I want to export/download the whole database from an online neo4j 4.1.3 Enterprise. I would like to stream the data into my client application for processing. Therefore, I tried to use apoc.export.csv.all. I tested it in the browser, streaming only 5 small batches:
CALL apoc.export.csv.all(null, {stream: true, batchSize: 100})
YIELD data
RETURN data LIMIT 5
For small databases, this succeeds, for my large database (~200M nodes, ~250M relationships) the query fails with Failed to invoke procedure 'apoc.export.csv.all': Caused by: java.lang.RuntimeException: Error polling, timeout of 100 seconds reached.

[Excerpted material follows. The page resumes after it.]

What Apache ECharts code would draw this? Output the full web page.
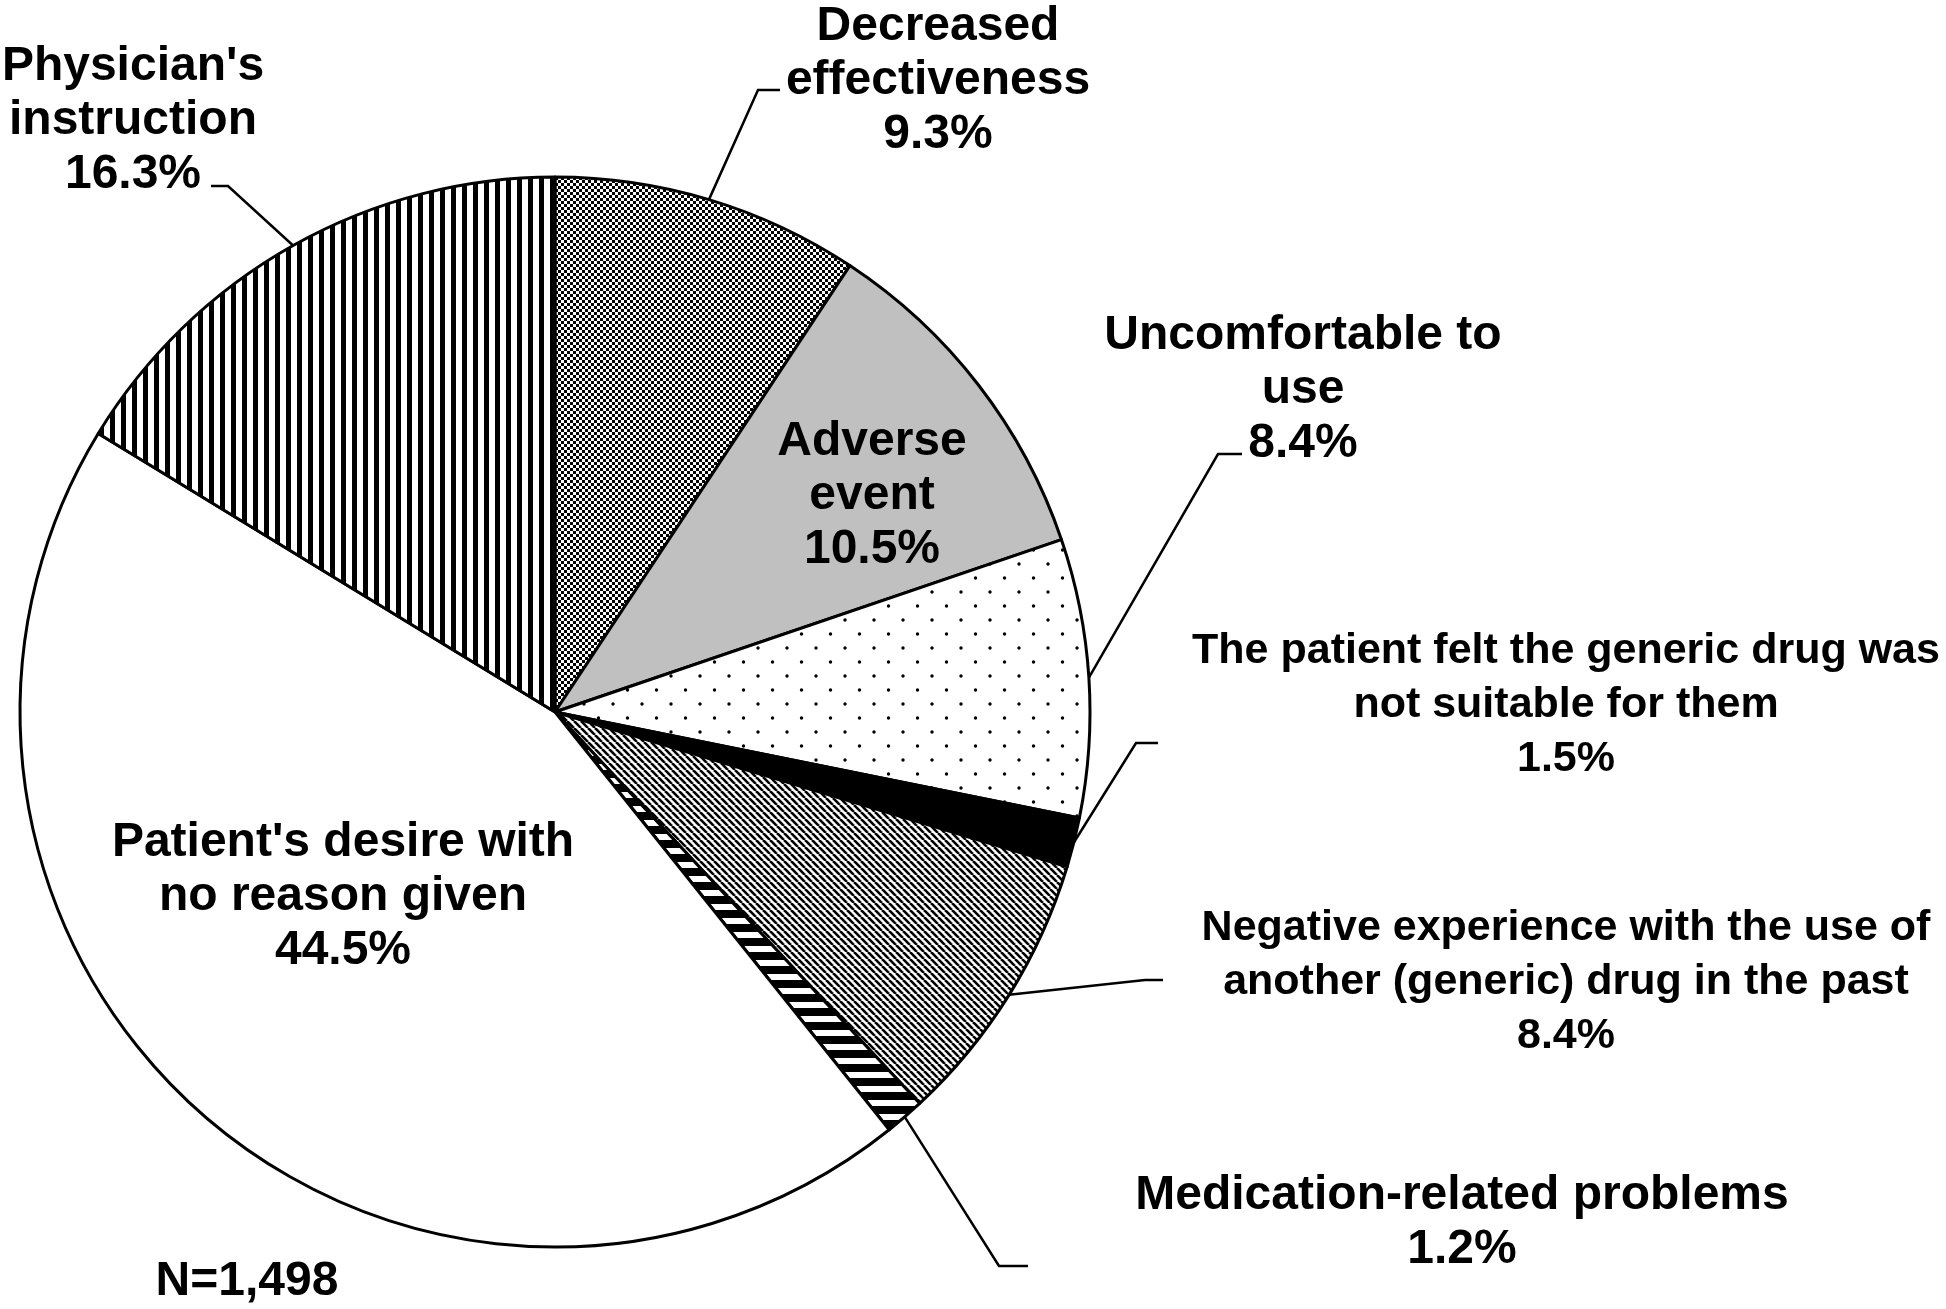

Am I on the right track, here, or should I do it differently?
EDIT:
I started by just streaming query results (e.g. MATCH (n) RETURN n) into my client application. But this seems to consume memory increasingly: After 500k nodes I get:
Neo4j.Driver.ClientException: The allocation of an extra 1.9 MiB would use more than the limit 1.0 GiB. Currently using 1022.9 MiB. dbms.memory.transaction.max_size threshold reached
at Neo4j.Driver.Internal.MessageHandling.ResponsePipelineError.EnsureThrownIf(Func`2 predicate)
at Neo4j.Driver.Internal.MessageHandling.ResponsePipelineError.EnsureThrown()
at Neo4j.Driver.Internal.Result.ResultCursorBuilder.NextRecordAsync()
at Neo4j.Driver.Internal.Result.ResultCursor.FetchAsync()
It seems that each returned node consumes roughly 2kb of data server-side. Is this to be expected?
Neo4j has some limits on the total size of a transaction (which you've already seen) and there are also limits on how long a query can take before it times out. Both of these things are configurable, but if you're trying to export the entire database to CSV in one go, it might not be avoidable that you're doing a single TX that in the end is the size of the database. That's going to be tough unless you jack up your query timeout and also have more memory available than you have data on disk.
In theory, there is no need to keep all the data in memory for the transaction. It should just be an unbuffered stream to my client application. So question is, if technically the data is expected to be held in memory?
Are there other techniques for exporting all data into a standard format (like CSV or JSON)?
My current solution is to split the MATCH (n) RETURN n query into multiple queries, so that transaction memory is released at server-side.
The query looks like this: MATCH (n) WHERE (id(n) % $batchCount) = $batchIndex RETURN n. The number of batches can be determined easily. That seems to work pretty well.